Artificial intelligence is another place we’re using to help reduce the impact of SDOH. Eighty percent of your health comes from outside of the four walls of a hospital, so it’s a really big piece of how healthy or not healthy you are. AI is doing a lot to help us through the patient journey and providing information on who is at risk and then making recommendations for interventions. 

Can technology help to support equity as people move through their care journey, from first encounters through follow-up care, financial services, and beyond? 

Absolutely, and it really all starts with the data. It’s one of the big reasons things like techquity and health equity by design are focused on collecting social determinants of health data. It’s important that as we collect information, through technology or through self-reporting to a provider, that we’re not introducing bias into that data. We need to be intentional about collecting information that makes up who a person is. Not only their height and their weight and their diagnosis, but their full social determinants of health, so that we know who might be at risk, and how to reach out and ensure that we are addressing that risk and keeping people well and treating them when they are sick. Part of it is developing trust. 

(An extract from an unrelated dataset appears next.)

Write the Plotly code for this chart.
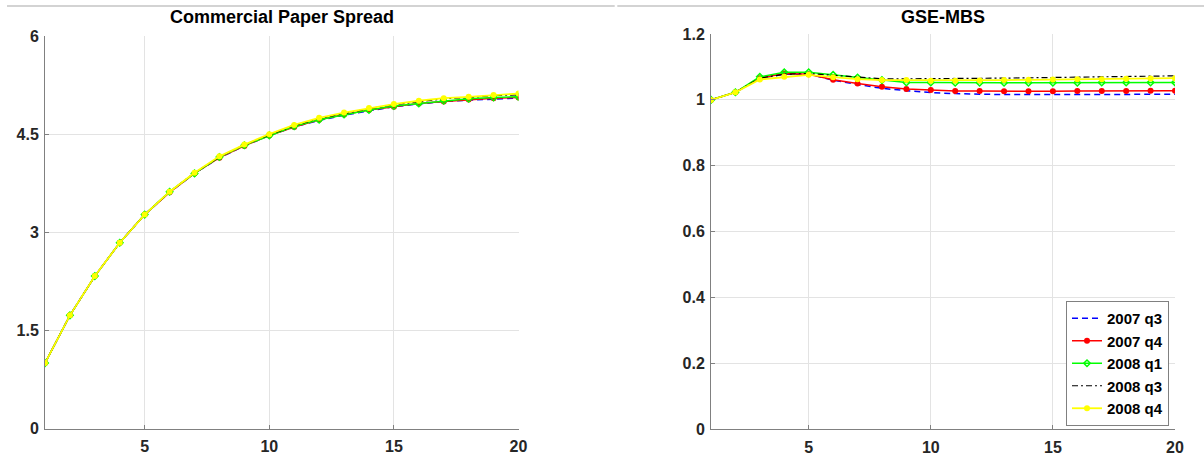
import plotly.graph_objects as go

# Horizons (quarters after shock)
horizon = list(range(1, 21))

# Commercial paper spread responses
cp_2007q3 = [1.00, 1.73, 2.33, 2.84, 3.27, 3.61, 3.90, 4.14, 4.32, 4.48,
             4.61, 4.71, 4.79, 4.86, 4.92, 4.96, 5.00, 5.02, 5.04, 5.05]
cp_2007q4 = [1.00, 1.73, 2.33, 2.84, 3.27, 3.61, 3.90, 4.14, 4.32, 4.48,
             4.61, 4.72, 4.80, 4.87, 4.92, 4.97, 5.00, 5.03, 5.05, 5.06]
cp_2008q1 = [1.00, 1.73, 2.33, 2.84, 3.27, 3.62, 3.90, 4.15, 4.33, 4.48,
             4.62, 4.72, 4.80, 4.87, 4.93, 4.97, 5.01, 5.04, 5.06, 5.07]
cp_2008q3 = [1.00, 1.73, 2.33, 2.84, 3.27, 3.62, 3.91, 4.15, 4.34, 4.49,
             4.63, 4.74, 4.82, 4.89, 4.95, 5.00, 5.04, 5.06, 5.09, 5.10]
cp_2008q4 = [1.00, 1.73, 2.33, 2.84, 3.27, 3.62, 3.91, 4.16, 4.34, 4.50,
             4.64, 4.75, 4.83, 4.90, 4.96, 5.01, 5.05, 5.07, 5.10, 5.12]

# GSE-MBS responses
gse_2007q3 = [1.000, 1.023, 1.065, 1.078, 1.078, 1.060, 1.047, 1.035, 1.028, 1.022,
              1.019, 1.017, 1.016, 1.016, 1.016, 1.016, 1.016, 1.016, 1.017, 1.017]
gse_2007q4 = [1.000, 1.023, 1.066, 1.080, 1.078, 1.061, 1.050, 1.040, 1.033, 1.030,
              1.027, 1.027, 1.026, 1.026, 1.026, 1.027, 1.027, 1.027, 1.028, 1.028]
gse_2008q1 = [1.000, 1.023, 1.070, 1.084, 1.084, 1.076, 1.068, 1.060, 1.053, 1.053,
              1.052, 1.052, 1.052, 1.052, 1.052, 1.052, 1.053, 1.053, 1.053, 1.053]
gse_2008q3 = [1.000, 1.023, 1.066, 1.078, 1.080, 1.074, 1.068, 1.064, 1.064, 1.064,
              1.064, 1.065, 1.066, 1.067, 1.068, 1.069, 1.070, 1.071, 1.072, 1.073]
gse_2008q4 = [1.000, 1.023, 1.062, 1.070, 1.076, 1.069, 1.063, 1.060, 1.060, 1.058,
              1.058, 1.059, 1.060, 1.061, 1.062, 1.063, 1.063, 1.064, 1.065, 1.066]

series_names = ["2007 q3", "2007 q4", "2008 q1", "2008 q3", "2008 q4"]

cp_ticks = [0, 1.5, 3, 4.5, 6]
cp_ticklabels = ["0", "1.5", "3", "4.5", "6"]
gse_ticks = [0, 0.2, 0.4, 0.6, 0.8, 1.0, 1.2]
gse_ticklabels = ["0", "0.2", "0.4", "0.6", "0.8", "1", "1.2"]
x_ticks = [5, 10, 15, 20]

FONT = "Liberation Sans, Arial, sans-serif"

styles = [
    dict(line=dict(color="#0000ff", width=1.5, dash="6px,4px"), mode="lines"),
    dict(line=dict(color="#ff0000", width=1.5), mode="lines+markers",
         marker=dict(symbol="circle", size=6, color="#ff0000")),
    dict(line=dict(color="#00ff00", width=1.5), mode="lines+markers",
         marker=dict(symbol="diamond-open", size=5, color="#00ff00",
                     line=dict(width=1.5, color="#00ff00"))),
    dict(line=dict(color="#000000", width=1.2, dash="6px,3px,2px,3px"), mode="lines"),
    dict(line=dict(color="#ffff00", width=1.8), mode="lines+markers",
         marker=dict(symbol="circle", size=6, color="#ffff00")),
]

fig = go.Figure()

for name, ys, st in zip(series_names,
                        [cp_2007q3, cp_2007q4, cp_2008q1, cp_2008q3, cp_2008q4],
                        styles):
    fig.add_trace(go.Scatter(x=horizon, y=ys, name=name, showlegend=False,
                             xaxis="x", yaxis="y", **st))

for name, ys, st in zip(series_names,
                        [gse_2007q3, gse_2007q4, gse_2008q1, gse_2008q3, gse_2008q4],
                        styles):
    fig.add_trace(go.Scatter(x=horizon, y=ys, name=f"<b>{name}</b>", showlegend=True,
                             xaxis="x2", yaxis="y2", **st))

W, H = 1204, 456
tick_font = dict(family=FONT, size=16, color="#262626", weight="bold")
axis_common = dict(
    showline=True, linecolor="#808080", linewidth=1,
    ticks="inside", ticklen=4, tickcolor="#808080", tickwidth=1,
    showgrid=True, gridcolor="#e3e3e3", gridwidth=1,
    zeroline=False, tickfont=tick_font, mirror=False, automargin=False,
)

fig.update_layout(
    width=W, height=H,
    margin=dict(l=0, r=0, t=0, b=0, autoexpand=False),
    paper_bgcolor="white", plot_bgcolor="white",
    font=dict(family=FONT, color="#000000"),
    xaxis=dict(domain=[45 / W, 518.5 / W], range=[1, 20], tickvals=x_ticks,
               anchor="y", ticklabelstandoff=3, **axis_common),
    yaxis=dict(domain=[1 - 428.5 / H, 1 - 36 / H], range=[0, 6], tickvals=cp_ticks,
               ticktext=cp_ticklabels, anchor="x", ticklabelstandoff=2, **axis_common),
    xaxis2=dict(domain=[711 / W, 1175 / W], range=[1, 20], tickvals=x_ticks,
                anchor="y2", ticklabelstandoff=3, **axis_common),
    yaxis2=dict(domain=[1 - 429.3 / H, 1 - 34 / H], range=[0, 1.2], tickvals=gse_ticks,
                ticktext=gse_ticklabels, anchor="x2", ticklabelstandoff=2, **axis_common),
    legend=dict(
        x=1066 / W, y=1 - 301 / H, xanchor="left", yanchor="top",
        bgcolor="white", bordercolor="#808080", borderwidth=1,
        font=dict(family=FONT, size=15, color="#000000"),
        itemwidth=30, tracegroupgap=0,
    ),
    showlegend=True,
)

# Panel titles
for text, xc in [("<b>Commercial Paper Spread</b>", (45 + 518.5) / 2 / W),
                 ("<b>GSE-MBS</b>", (711 + 1175) / 2 / W)]:
    fig.add_annotation(text=text, x=xc, y=1 - 17 / H, xref="paper", yref="paper",
                       xanchor="center", yanchor="middle", showarrow=False,
                       font=dict(family=FONT, size=18, color="#000000"))

# Thin separator rule along the top edge
for x0, x1 in [(7, 614.7), (617.3, W)]:
    fig.add_shape(type="line", xref="paper", yref="paper",
                  x0=x0 / W, x1=x1 / W, y0=1 - 6 / H, y1=1 - 6 / H,
                  line=dict(color="#c4c4c4", width=1.5))

fig.write_html("out.html")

Can you talk about how trust affects equity and healthcare?  

We have a long history of inequity in healthcare, and truly not treating people well. We have developed a distrust in many populations that have been underserved and have been marginalized. It's going to take a lot of work for us to build up trust again.  

One of the things people don’t have trust in is technology and giving their information to a computer, not knowing what will be done with the information and who’s going to see it, and where it will go. One of the things that we’re doing now to mitigate the lack of trust and help improve trust is actually using healthcare advocates. People who are of that community, of that population, who have been educated around healthcare, and the technology, and the benefits of vaccines, or the benefit of preventative care, and who go into those communities and build trust, explain in their language with cultural sensitivity, what to expect, what’s going to happen, where their data is going to go, how they will be cared for, and that really improves that community’s ability to trust the technology and trust the provider.  

As we know, trust is something that’s hard to grow and easy to lose. We have to ensure the core strategies of healthcare organizations from workforce to policies, to means of treatment, to implicit bias, all of those things need to have health equity at the core in order to provide equitable care for everybody.